>>>
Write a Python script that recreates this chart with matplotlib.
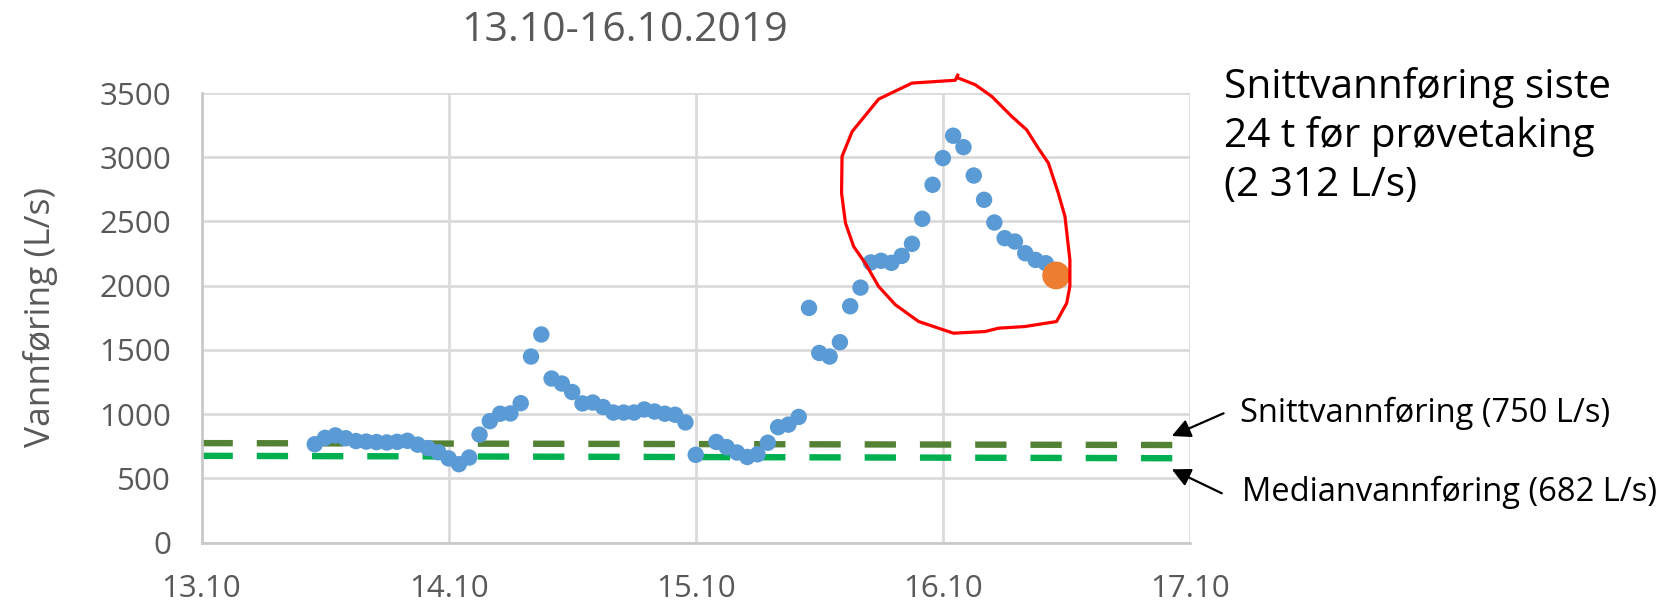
import numpy as np
import matplotlib
matplotlib.use("Agg")
import matplotlib.pyplot as plt

plt.rcParams['font.family'] = ['Open Sans', 'DejaVu Sans']

# ---------------- data ----------------
# hourly discharge (L/s); index = hour of the day, NaN = no reading
day13_hours = list(range(11, 24))
day13_vals = [765, 815, 834, 812, 790, 786, 782, 779, 784, 792, 762, 735, 703]
day14_vals = [655, 610, 662, 840, 945, 1003, 1005, 1085, 1448, 1620, 1277, 1238,
              1172, 1083, 1090, 1055, 1012, 1012, 1012, 1036, 1020, 1003, 995, 935]
day15_vals = [683, np.nan, 783, 743, 701, 666, 687, 777, 898, 918, 978, 1827,
              1476, 1448, 1560, 1840, 1985, 2181, 2194, 2178, 2232, 2326, 2521, 2786]
day16_hours = list(range(0, 11))
day16_vals = [2994, 3168, 3079, 2858, 2669, 2492, 2370, 2344, 2253, 2201, 2175]

sample_day, sample_hour, sample_val = 16, 11, 2080

mean_label = "Snittvannføring (750 L/s)"
median_label = "Medianvannføring (682 L/s)"
mean_line = [774, 759]      # drawn level at start / end of the axis
median_line = [675, 656]
line_days = [13, 17]

x_ticks = [13, 14, 15, 16, 17]
x_ticklabels = ["13.10", "14.10", "15.10", "16.10", "17.10"]
y_ticks = [0, 500, 1000, 1500, 2000, 2500, 3000, 3500]

# hand-drawn red outline (day, L/s)
outline_x = [16.063, 16.131, 16.198, 16.279, 16.339, 16.386, 16.427, 16.467, 16.494,
             16.514, 16.514, 16.501, 16.460, 16.332, 16.225, 16.171, 16.043, 15.902,
             15.808, 15.740, 15.686, 15.639, 15.606, 15.590, 15.592, 15.633, 15.740,
             15.875, 16.050, 16.060]
outline_y = [3617, 3565, 3474, 3318, 3214, 3071, 2955, 2721, 2539, 2201, 1994, 1864,
             1721, 1682, 1669, 1643, 1630, 1721, 1851, 1994, 2175, 2305, 2487, 2721,
             3007, 3201, 3453, 3578, 3600, 3640]

# ---------------- assemble time axis ----------------
t = []
v = []
for h, val in zip(day13_hours, day13_vals):
    t.append(13 + h / 24); v.append(val)
for h, val in enumerate(day14_vals):
    t.append(14 + h / 24); v.append(val)
for h, val in enumerate(day15_vals):
    t.append(15 + h / 24); v.append(val)
for h, val in zip(day16_hours, day16_vals):
    t.append(16 + h / 24); v.append(val)
t = np.array(t); v = np.array(v, dtype=float)

# ---------------- figure ----------------
W, H = 1675, 607
fig = plt.figure(figsize=(W / 100, H / 100), dpi=100)
ax = fig.add_axes([201.5 / W, 64.5 / H, (1190 - 201.5) / W, (542.5 - 93.1) / H])

grid_c = '#D9D9D9'
text_c = '#595959'

ax.set_xlim(13, 17)
ax.set_ylim(0, 3500)
ax.set_xticks(x_ticks)
ax.set_xticklabels(x_ticklabels)
ax.set_yticks(y_ticks)
ax.grid(True, color=grid_c, lw=1.9, zorder=0)
ax.set_axisbelow(True)
for s in ['top', 'right']:
    ax.spines[s].set_visible(False)
for s in ['left', 'bottom']:
    ax.spines[s].set_color('#C8C8C8')
    ax.spines[s].set_linewidth(1.9)
ax.tick_params(axis='both', length=0, labelsize=22.5, labelcolor=text_c)
ax.tick_params(axis='y', pad=22)
ax.tick_params(axis='x', pad=23)

# reference lines
ax.plot(line_days, median_line, color='#00B050', lw=4.6, dashes=(4.9, 3.75),
        dash_capstyle='butt', zorder=2, clip_on=False)
ax.plot(line_days, mean_line, color='#548235', lw=4.6, dashes=(4.9, 3.75),
        dash_capstyle='butt', zorder=2, clip_on=False)

# measurements
ax.scatter(t, v, s=140, color='#5B9BD5', edgecolors='none', zorder=3)
ax.scatter([sample_day + sample_hour / 24], [sample_val], s=400, color='#ED7D31',
           edgecolors='none', zorder=4)

# red hand-drawn outline
ax.plot(outline_x, outline_y, color='#FF0000', lw=2.3, zorder=5, clip_on=False,
        solid_joinstyle='round')

# texts
fig.text(625 / W, 1 - 40.6 / H, "13.10-16.10.2019", ha='center', va='baseline',
         fontsize=29.5, color=text_c)
fig.text(40.6 / W, 1 - 316.7 / H, "Vannføring (L/s)", rotation=90, ha='center',
         va='center', fontsize=25.5, color=text_c)
fig.text(1224 / W, 1 - 196 / H, "Snittvannføring siste\n24 t før prøvetaking\n(2 312 L/s)",
         ha='left', va='baseline', fontsize=29.2, color='black', linespacing=1.27)
fig.text(1240 / W, 1 - 422 / H, mean_label, ha='left', va='baseline',
         fontsize=23.5, color='black')
fig.text(1242 / W, 1 - 501 / H, median_label, ha='left', va='baseline',
         fontsize=23.5, color='black')

arrow_kw = dict(arrowstyle='-|>', lw=1.6, color='black', mutation_scale=28,
                shrinkA=0, shrinkB=0)
ax.annotate("", xy=(1171.8, H - 436), xycoords='figure pixels',
            xytext=(1223.6, H - 413.3), textcoords='figure pixels', arrowprops=arrow_kw)
ax.annotate("", xy=(1171.8, H - 469.3), xycoords='figure pixels',
            xytext=(1221.8, H - 493.3), textcoords='figure pixels', arrowprops=arrow_kw)

fig.savefig("out.png", dpi=100)
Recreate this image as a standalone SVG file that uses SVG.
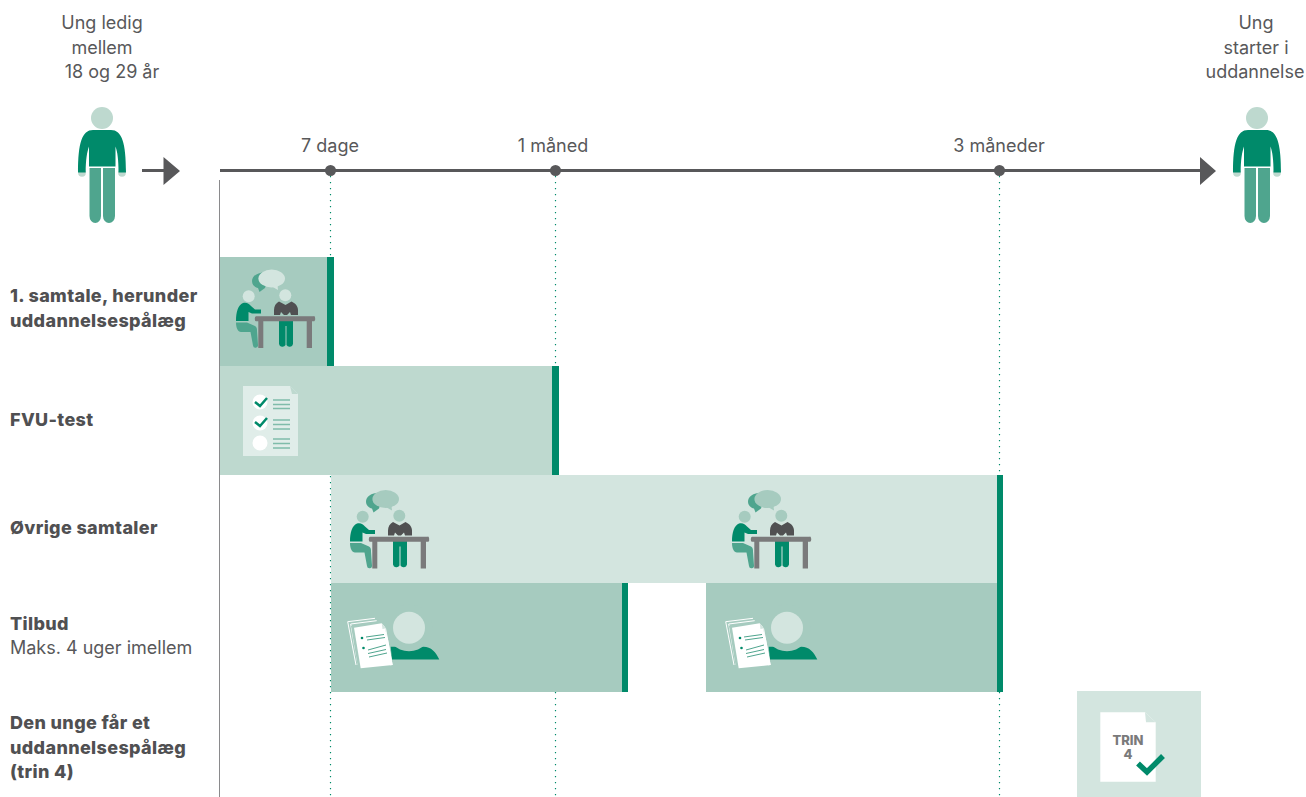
<<<
• _Stated exercise_: Transcribe all of the records above character for character. Exclude the pictures.

• _Task solution_:
Write a Python script that recreates this chart with matplotlib.
import numpy as np
import matplotlib
matplotlib.use("Agg")
import matplotlib.pyplot as plt

plt.rcParams['font.family'] = ['Open Sans', 'DejaVu Sans']

# ---------------- data ----------------
# hourly discharge (L/s); index = hour of the day, NaN = no reading
day13_hours = list(range(11, 24))
day13_vals = [765, 815, 834, 812, 790, 786, 782, 779, 784, 792, 762, 735, 703]
day14_vals = [655, 610, 662, 840, 945, 1003, 1005, 1085, 1448, 1620, 1277, 1238,
              1172, 1083, 1090, 1055, 1012, 1012, 1012, 1036, 1020, 1003, 995, 935]
day15_vals = [683, np.nan, 783, 743, 701, 666, 687, 777, 898, 918, 978, 1827,
              1476, 1448, 1560, 1840, 1985, 2181, 2194, 2178, 2232, 2326, 2521, 2786]
day16_hours = list(range(0, 11))
day16_vals = [2994, 3168, 3079, 2858, 2669, 2492, 2370, 2344, 2253, 2201, 2175]

sample_day, sample_hour, sample_val = 16, 11, 2080

mean_label = "Snittvannføring (750 L/s)"
median_label = "Medianvannføring (682 L/s)"
mean_line = [774, 759]      # drawn level at start / end of the axis
median_line = [675, 656]
line_days = [13, 17]

x_ticks = [13, 14, 15, 16, 17]
x_ticklabels = ["13.10", "14.10", "15.10", "16.10", "17.10"]
y_ticks = [0, 500, 1000, 1500, 2000, 2500, 3000, 3500]

# hand-drawn red outline (day, L/s)
outline_x = [16.063, 16.131, 16.198, 16.279, 16.339, 16.386, 16.427, 16.467, 16.494,
             16.514, 16.514, 16.501, 16.460, 16.332, 16.225, 16.171, 16.043, 15.902,
             15.808, 15.740, 15.686, 15.639, 15.606, 15.590, 15.592, 15.633, 15.740,
             15.875, 16.050, 16.060]
outline_y = [3617, 3565, 3474, 3318, 3214, 3071, 2955, 2721, 2539, 2201, 1994, 1864,
             1721, 1682, 1669, 1643, 1630, 1721, 1851, 1994, 2175, 2305, 2487, 2721,
             3007, 3201, 3453, 3578, 3600, 3640]

# ---------------- assemble time axis ----------------
t = []
v = []
for h, val in zip(day13_hours, day13_vals):
    t.append(13 + h / 24); v.append(val)
for h, val in enumerate(day14_vals):
    t.append(14 + h / 24); v.append(val)
for h, val in enumerate(day15_vals):
    t.append(15 + h / 24); v.append(val)
for h, val in zip(day16_hours, day16_vals):
    t.append(16 + h / 24); v.append(val)
t = np.array(t); v = np.array(v, dtype=float)

# ---------------- figure ----------------
W, H = 1675, 607
fig = plt.figure(figsize=(W / 100, H / 100), dpi=100)
ax = fig.add_axes([201.5 / W, 64.5 / H, (1190 - 201.5) / W, (542.5 - 93.1) / H])

grid_c = '#D9D9D9'
text_c = '#595959'

ax.set_xlim(13, 17)
ax.set_ylim(0, 3500)
ax.set_xticks(x_ticks)
ax.set_xticklabels(x_ticklabels)
ax.set_yticks(y_ticks)
ax.grid(True, color=grid_c, lw=1.9, zorder=0)
ax.set_axisbelow(True)
for s in ['top', 'right']:
    ax.spines[s].set_visible(False)
for s in ['left', 'bottom']:
    ax.spines[s].set_color('#C8C8C8')
    ax.spines[s].set_linewidth(1.9)
ax.tick_params(axis='both', length=0, labelsize=22.5, labelcolor=text_c)
ax.tick_params(axis='y', pad=22)
ax.tick_params(axis='x', pad=23)

# reference lines
ax.plot(line_days, median_line, color='#00B050', lw=4.6, dashes=(4.9, 3.75),
        dash_capstyle='butt', zorder=2, clip_on=False)
ax.plot(line_days, mean_line, color='#548235', lw=4.6, dashes=(4.9, 3.75),
        dash_capstyle='butt', zorder=2, clip_on=False)

# measurements
ax.scatter(t, v, s=140, color='#5B9BD5', edgecolors='none', zorder=3)
ax.scatter([sample_day + sample_hour / 24], [sample_val], s=400, color='#ED7D31',
           edgecolors='none', zorder=4)

# red hand-drawn outline
ax.plot(outline_x, outline_y, color='#FF0000', lw=2.3, zorder=5, clip_on=False,
        solid_joinstyle='round')

# texts
fig.text(625 / W, 1 - 40.6 / H, "13.10-16.10.2019", ha='center', va='baseline',
         fontsize=29.5, color=text_c)
fig.text(40.6 / W, 1 - 316.7 / H, "Vannføring (L/s)", rotation=90, ha='center',
         va='center', fontsize=25.5, color=text_c)
fig.text(1224 / W, 1 - 196 / H, "Snittvannføring siste\n24 t før prøvetaking\n(2 312 L/s)",
         ha='left', va='baseline', fontsize=29.2, color='black', linespacing=1.27)
fig.text(1240 / W, 1 - 422 / H, mean_label, ha='left', va='baseline',
         fontsize=23.5, color='black')
fig.text(1242 / W, 1 - 501 / H, median_label, ha='left', va='baseline',
         fontsize=23.5, color='black')

arrow_kw = dict(arrowstyle='-|>', lw=1.6, color='black', mutation_scale=28,
                shrinkA=0, shrinkB=0)
ax.annotate("", xy=(1171.8, H - 436), xycoords='figure pixels',
            xytext=(1223.6, H - 413.3), textcoords='figure pixels', arrowprops=arrow_kw)
ax.annotate("", xy=(1171.8, H - 469.3), xycoords='figure pixels',
            xytext=(1221.8, H - 493.3), textcoords='figure pixels', arrowprops=arrow_kw)

fig.savefig("out.png", dpi=100)
Recreate this image as a standalone SVG file that uses SVG.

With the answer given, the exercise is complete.